How do you build a country from scratch? Well, apparently some Catalonian's in Spain think one way to start is by building human pyramids. Catalonia will hold a symbolic vote on independence next week. And in order to draw attention to the referendum, supporters are literally climbing on top of one another. Human towers for democracy, they call them. Lauren Frayer explains.

LAUREN FRAYER, BYLINE: Turn a corner in Barcelona this fall and you might find this...

(SOUNDBITE OF MUSIC)

FRAYER: A flute band strikes up a traditional Catalan folk song. People fall into formation. And then they start climbing onto each other shoulders.

ANNA ESCOLA: Our goal is to do the human tower. The human tower called castell. It means castle.

FRAYER: Anna Escola is one of 250 members of her neighborhood Castellers Club. Castell means castle in the Catalan language. They get together every Friday night to build human towers. It's an 18th-century UN-recognized tradition specific to Catalonia. The strongest men and women form a circle, then Anna and her friend Marta Alvarez climb and stand on their shoulders.

MARTA ALVAREZ: You have to just touch everyone's bodies. You have to have strength but then you have to have equilibrium, as well, and balance. And then when you go back to the floor, I don't know, it's just amazing. It's just amazing.

UNIDENTIFIED GIRL #1: Yo siete.

UNIDENTIFIED GIRL #2: Yo ocho.

FRAYER: It's usually a young girl called an enxaneta who goes all the way to the top, clamoring up eight, nine, even 10 tiers of people.
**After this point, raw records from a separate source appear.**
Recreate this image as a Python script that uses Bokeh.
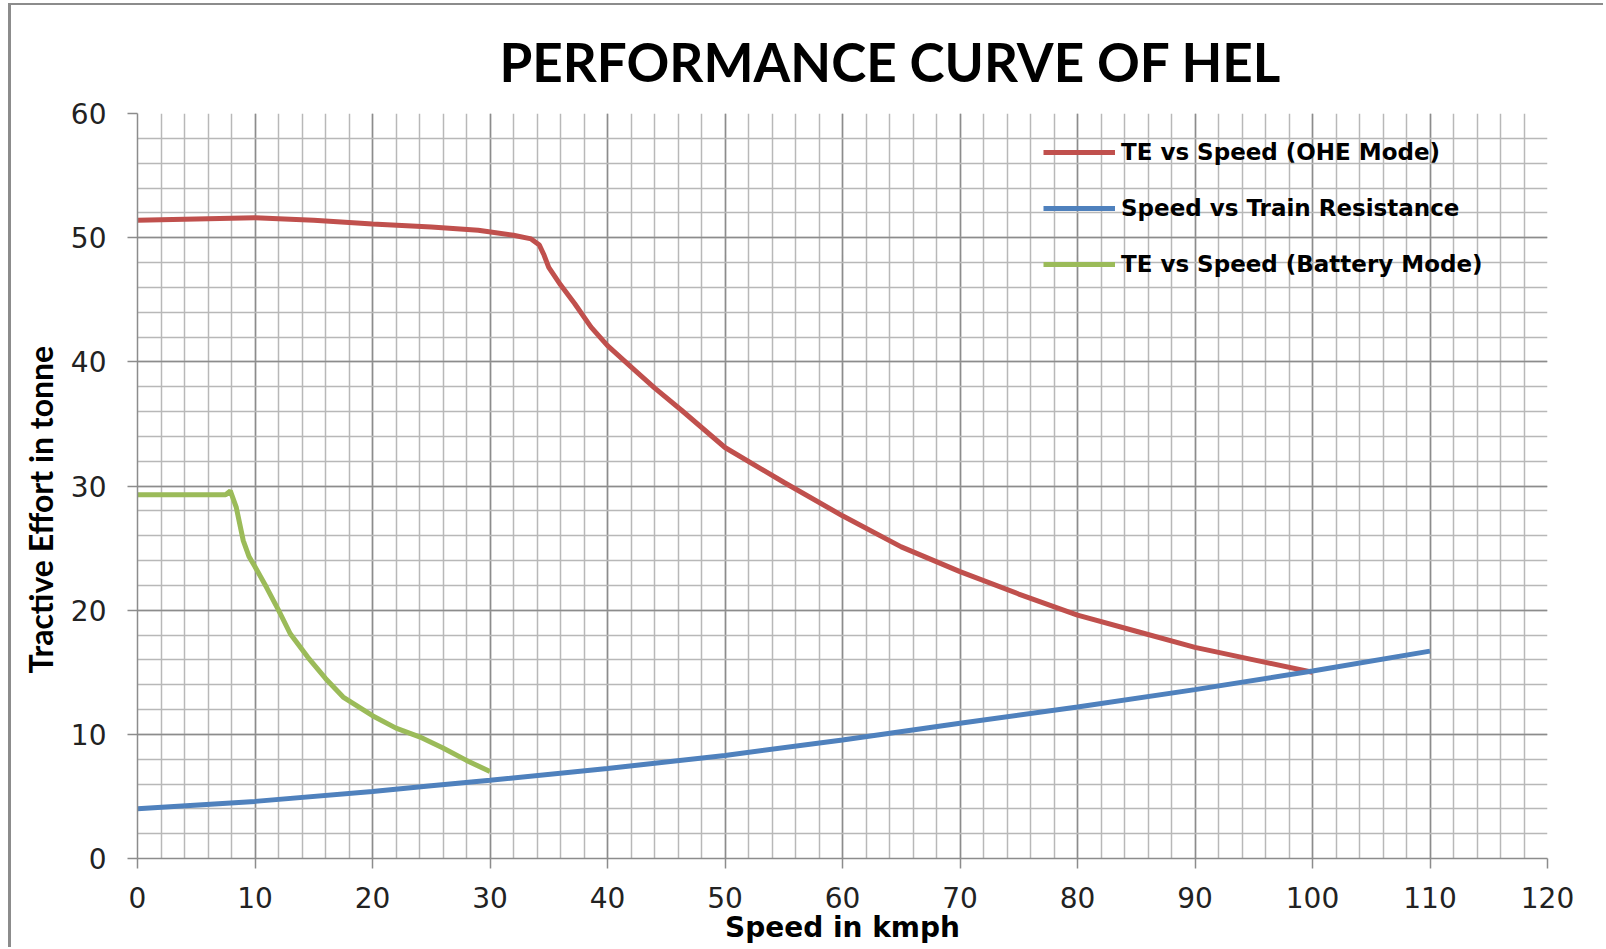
from bokeh.plotting import figure
from bokeh.models import Legend, LegendItem, Range1d, FixedTicker, Title
from bokeh.embed import file_html
from bokeh.resources import INLINE

# --- data ---
ohe_speed = [0, 5, 10, 15, 20, 25, 29, 32, 33.5, 34.2, 34.6, 35, 36, 37.2, 38.6, 40, 42, 44, 46.3,
             50, 55, 60, 65, 70, 75, 80, 85, 90, 95, 100]
ohe_te = [51.4, 51.5, 51.6, 51.4, 51.1, 50.85, 50.6, 50.2, 49.9, 49.4, 48.6, 47.6, 46.2, 44.7, 42.8,
          41.3, 39.6, 37.9, 36.1, 33.1, 30.3, 27.6, 25.1, 23.1, 21.3, 19.6, 18.3, 17.0, 16.0, 15.0]

res_speed = [0, 10, 20, 25, 30, 40, 50, 60, 70, 80, 90, 100, 110]
res_te = [4.0, 4.6, 5.4, 5.85, 6.3, 7.25, 8.3, 9.55, 10.9, 12.2, 13.6, 15.1, 16.7]

bat_speed = [0, 7.5, 7.9, 8.4, 9.0, 9.5, 10, 11, 12, 13, 14.5, 16, 17.5, 20, 22, 24, 26, 28, 30]
bat_te = [29.3, 29.3, 29.6, 28.3, 25.6, 24.3, 23.5, 21.8, 20.0, 18.1, 16.2, 14.5, 13.0, 11.5, 10.5,
          9.8, 8.9, 7.9, 7.0]

x_ticks = list(range(0, 121, 10))
y_ticks = list(range(0, 61, 10))
x_minor = list(range(0, 121, 2))
y_minor = list(range(0, 61, 2))
labels = ["TE vs Speed (OHE Mode)", "Speed vs Train Resistance", "TE vs Speed (Battery Mode)"]
colors = ["#c0504d", "#4f81bd", "#9bbb59"]
title_text = "PERFORMANCE CURVE OF HEL"
x_label = "Speed in kmph"
y_label = "Tractive Effort  in tonne"

W, H = 1595, 944
p = figure(width=W, height=H, output_backend="svg", toolbar_location=None,
           x_range=Range1d(0, 120), y_range=Range1d(0, 60),
           min_border_left=126, min_border_right=59, min_border_top=108, min_border_bottom=91)
p.margin = (5, 0, 0, 11)
p.styles = {"box-shadow": "-3px -2px 0 0 #8c8c8c"}

p.title = Title(text=title_text, align="left", text_font="Lato",
                text_font_size="53px", text_font_style="bold", text_color="#000000",
                offset=362)
p.title.standoff = 42

p.outline_line_color = None
p.background_fill_color = "white"

for ax in (p.xaxis[0], p.yaxis[0]):
    ax.axis_line_color = "#8c8c8c"
    ax.axis_line_width = 1.5
    ax.major_tick_line_color = "#8c8c8c"
    ax.major_tick_line_width = 1.5
    ax.major_tick_out = 10
    ax.major_tick_in = 0
    ax.minor_tick_line_color = None
    ax.major_label_text_font = "DejaVu Sans"
    ax.major_label_text_font_size = "28px"
    ax.major_label_text_color = "#222222"

p.xaxis.ticker = FixedTicker(ticks=x_ticks, minor_ticks=x_minor)
p.yaxis.ticker = FixedTicker(ticks=y_ticks, minor_ticks=y_minor)
p.xaxis.major_label_standoff = 18
p.yaxis.major_label_standoff = 21
p.xaxis.axis_label = x_label
p.xaxis.axis_label_text_font = "DejaVu Sans"
p.xaxis.axis_label_text_font_style = "bold"
p.xaxis.axis_label_text_font_size = "28px"
p.xaxis.axis_label_text_color = "#000000"
p.xaxis.axis_label_standoff = 0

# y-axis caption as a side title so that it can sit below the frame centre like the original
ytitle = Title(text=y_label, align="left", offset=185, text_font="Lato",
               text_font_style="bold", text_font_size="32px", text_color="#000000",
               standoff=15)
p.add_layout(ytitle, "left")

for g in (p.xgrid[0], p.ygrid[0]):
    g.grid_line_color = "#8c8c8c"
    g.grid_line_width = 1.5
    g.minor_grid_line_color = "#b8b8b8"
    g.minor_grid_line_width = 1.5

r1 = p.line(ohe_speed, ohe_te, line_color=colors[0], line_width=5)
r2 = p.line(res_speed, res_te, line_color=colors[1], line_width=5)
r3 = p.line(bat_speed, bat_te, line_color=colors[2], line_width=5)

legend = Legend(items=[LegendItem(label=labels[0], renderers=[r1]),
                       LegendItem(label=labels[1], renderers=[r2]),
                       LegendItem(label=labels[2], renderers=[r3])],
                location=(906, 580), orientation="vertical",
                glyph_width=72, glyph_height=28, label_height=28, spacing=28,
                label_standoff=6, padding=0, margin=0,
                border_line_color=None, background_fill_alpha=0,
                label_text_font="DejaVu Sans", label_text_font_style="bold",
                label_text_font_size="23px", label_text_color="#000000")
p.add_layout(legend, "center")

open("out.html", "w").write(file_html(p, INLINE))
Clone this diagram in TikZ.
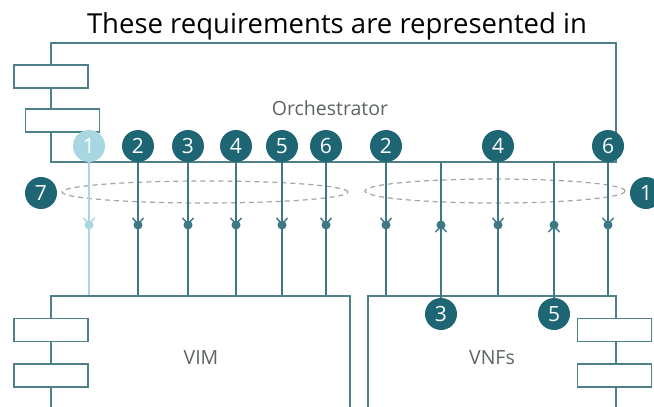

UNIDENTIFIED GIRL #1: (Spanish spoken).

UNIDENTIFIED GIRL #2: (Spanish spoken).

FRAYER: It's fun. It's cool. You're up there on top of everyone, say some of the girls. They climb in bare feet but wear safety helmets. Once on top, the enxanetas waves to the crowd.

ENRIC UCELAY: They do it just to say, I'm here. If you do with the four fingers, then that's the nationalist sign corresponding to the four stripes or bars of the Catalan flag.

FRAYER: Local historian Enric Ucelay says human tower building has exploded in popularity with Catalonia's push for independence. It's good practice for building a state, says participant Aureli Bisbe.

AURELI BISBE: For me, it's like an icon of our culture. It shows that we are capable of working together. That's not an easy thing. I like that our culture is able to do that.

FRAYER: Catalonia's human towers are popping up at pro-independence rallies across the region as Catalans prepare for the political struggle ahead. For NPR News, I'm Lauren Frayer in Barcelona.